Tuttavia, alcuni ufficiali americani evidenziano come il Pla presenti ancora debolezze nei processi decisionali e nella coordinazione tra le forze, elementi considerati critici per condurre operazioni belliche complesse. “Non hanno ancora dimostrato di saper adattarsi a uno scenario di guerra reale”, ha dichiarato un funzionario statunitense, ridimensionando in parte la portata della minaccia immediata.

L’allarme di Taipei e il ruolo dei missili PCH-191
Taiwan continua a monitorare con attenzione l’attività addestrativa delle forze anfibie cinesi lungo la costa e segnala un’elevata prontezza operativa dell’aeronautica cinese, che appare pronta a intervenire su vasta scala. Tra le minacce più concrete figura l’adozione del sistema missilistico PCH-191, un lanciarazzi multiplo in grado di colpire qualsiasi punto dell’isola dalla terraferma, con una gittata di circa 300 chilometri. Secondo le autorità taiwanesi, questi sistemi vengono regolarmente utilizzati nelle esercitazioni.
Anche la componente aerea ha visto un’evoluzione significativa. L’introduzione del velivolo da rifornimento Y-20 ha esteso il raggio d’azione dei caccia cinesi J-10, J-11, J-16 e J-20, che ora possono colpire Taiwan anche da basi interne, ampliando le opzioni strategiche in caso di un attacco.
Cresce la pressione militare nel Pacifico occidentale
La marina cinese ha potenziato la sua presenza nel Pacifico occidentale, spostando parte delle sue forze lontano dalla costa per evitare un potenziale intrappolamento navale.
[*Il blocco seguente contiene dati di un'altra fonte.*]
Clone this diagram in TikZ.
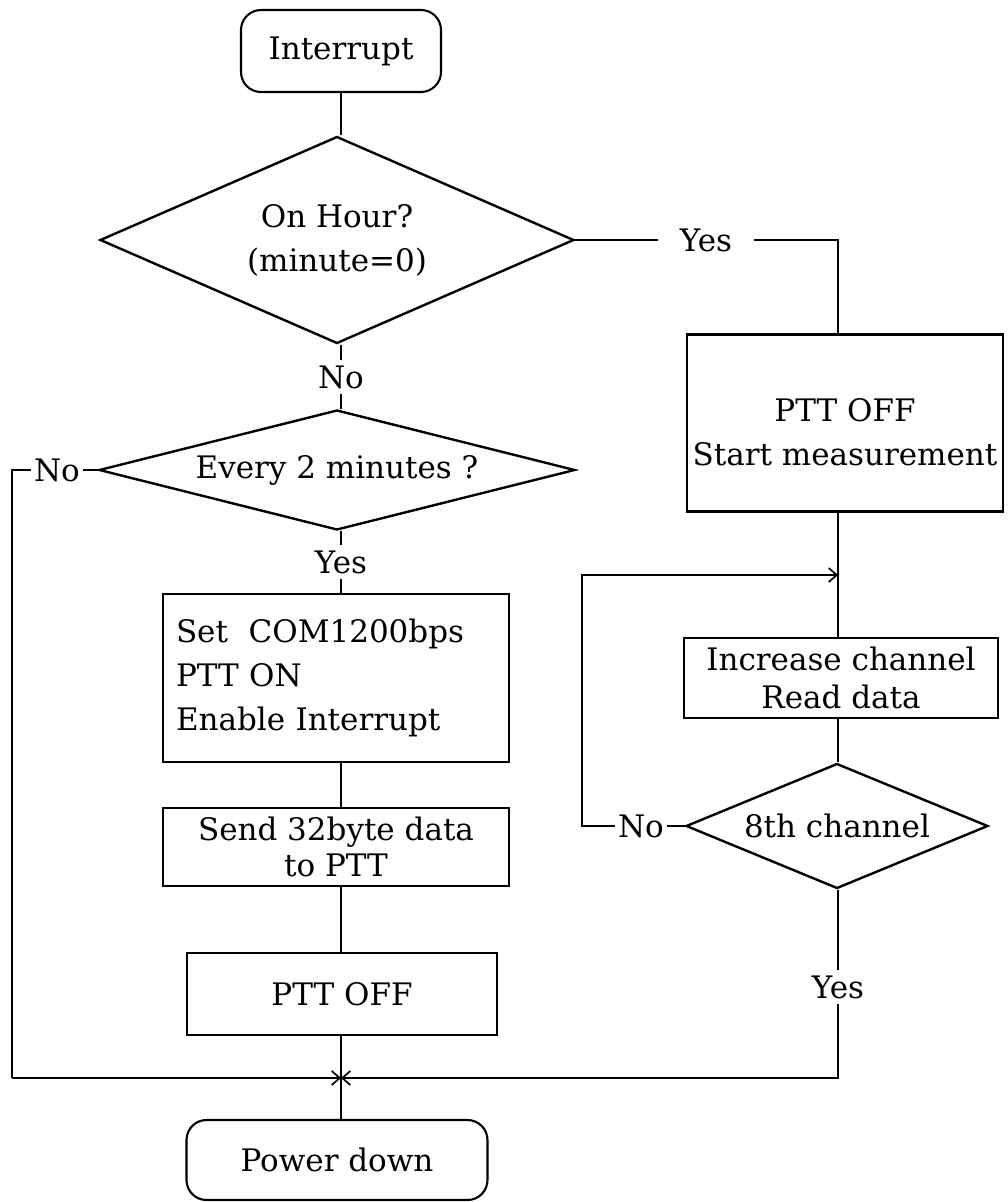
\documentclass[tikz,border=0pt]{standalone}
\usepackage{fontspec}
\setmainfont{DejaVu Serif}
\usetikzlibrary{shapes.geometric,arrows.meta}
\begin{document}
\begin{tikzpicture}[x=1pt,y=-1pt,
 every node/.style={font=\fontsize{31}{44}\selectfont},
 line/.style={line width=1.7pt},
 box/.style={draw,line width=2.1pt,rectangle,inner sep=0pt},
 term/.style={box,rounded corners=20pt},
 dec/.style={draw,line width=2.4pt,diamond,inner sep=0pt},
 lbl/.style={inner sep=5pt},
 arr/.style={-{Straight Barb[length=8pt,width=14pt,line width=1.7pt]}}]
\useasboundingbox (0,0) rectangle (1008,1202);
\coordinate (col) at (341,0);
% main column
\node[term, minimum width=200, minimum height=82] (int) at (341,51) {Interrupt};
\node[dec, minimum width=474, minimum height=207, align=center, aspect=2.3] (d1) at (337,240) {On Hour?\\(minute=0)};
\node[lbl] (no1) at (341,377) {No};
\node[dec, minimum width=476, minimum height=120, aspect=4.2] (d2) at (337,470) {Every 2 minutes ?};
\node[lbl] (yes2) at (341,562) {Yes};
\node[box, minimum width=346, minimum height=168, text width=320, align=left] (b3) at (336,678) {Set\ \ COM1200bps\\PTT ON\\Enable Interrupt};
\node[box, minimum width=346, minimum height=78, align=center, font=\fontsize{31}{36}\selectfont] (b4) at (336,847) {Send 32byte data\\to PTT};
\node[box, minimum width=310, minimum height=82] (b5) at (342,994) {PTT OFF};
\node[term, minimum width=301, minimum height=80] (pd) at (337,1160) {Power down};
% right column
\node[lbl, inner xsep=22pt] (yes1) at (706,240) {Yes};
\node[box, minimum width=316, minimum height=177] (b6) at (845,423) {\raisebox{-12pt}[\height][\depth]{\begin{tabular}{@{}c@{}}PTT OFF\\Start measurement\end{tabular}}};
\node[box, minimum width=314, minimum height=80, align=center, font=\fontsize{31}{38}\selectfont] (b7) at (841,678) {Increase channel\\Read data};
\node[dec, minimum width=302, minimum height=125, aspect=2.4] (d3) at (837,826) {8th channel};
\node[lbl, inner sep=3pt] (no3) at (641,826) {No};
\node[lbl] (yes3) at (838,987) {Yes};
\node[lbl, inner sep=3pt] (no2) at (57,470) {No};
% coordinates
\coordinate (j) at (341,1078);
\coordinate (lp) at (838,575);
\coordinate (lpl) at (582,575);
\coordinate (lc) at (12,1078);
% connectors
\draw[line] (int.south -| col) -- (d1.north -| col);
\draw[line] (d1.south -| col) -- (no1);
\draw[line] (no1) -- (d2.north -| col);
\draw[line] (d2.south -| col) -- (yes2);
\draw[line] (yes2) -- (b3.north -| col);
\draw[line] (b3.south -| col) -- (b4.north -| col);
\draw[line] (b4.south -| col) -- (b5.north -| col);
\draw[line] (b5.south -| col) -- (j) -- (pd.north -| j);
\draw[line] (d1.east) -- (yes1);
\draw[line] (yes1) -| (b6.north -| lp);
\draw[line] (d2.west) -- (no2);
\draw[line] (no2) -| (lc);
\draw[line,arr] (lc) -- (j);
\draw[line] (b6.south -| lp) -- (lp) -- (b7.north -| lp);
\draw[line] (b7.south -| lp) -- (d3.north -| lp);
\draw[line] (d3.west) -- (no3);
\draw[line,arr] (no3) -| (lpl) -- (lp);
\draw[line] (d3.south -| lp) -- (yes3);
\draw[line,arr] (yes3) |- (j);
\end{tikzpicture}
\end{document}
Una strategia che, secondo Yang Tai-yuan, ex istruttore del Comando militare taiwanese, potrebbe servire a garantire una maggiore manovrabilità in caso di conflitto aperto.
Nel frattempo, fonti statunitensi riferiscono che almeno dieci unità navali della marina e della guardia costiera cinesi si trovano stabilmente nelle acque intorno all’isola. Secondo le stesse fonti, queste imbarcazioni sarebbero in grado di passare a una fase di blocco o assedio “nel giro di poche ore”, operando in coordinamento con i porti militari regionali.
Taipei teme un attacco aereo improvviso
L’ipotesi più temuta da Taipei resta quella di un attacco aereo improvviso, un’azione rapida e simultanea volta a paralizzare le difese dell’isola nei primissimi minuti. In questo contesto, il pressing cinese è diventato sempre più sistematico e strutturato, al punto che la soglia tra addestramento e operazione reale appare ogni giorno più sottile.
Per ora, non si registra alcun segnale concreto di attacco imminente, ma secondo gli analisti militari, la Cina avrebbe bisogno solo di un tempo minimo per attivare le proprie unità, grazie alla vicinanza ai porti di partenza e al continuo ciclo di esercitazioni. Una situazione che, secondo molti osservatori, mantiene Taiwan in uno stato di allerta permanente, con una tensione che cresce a ogni movimento rilevato al di là dello stretto.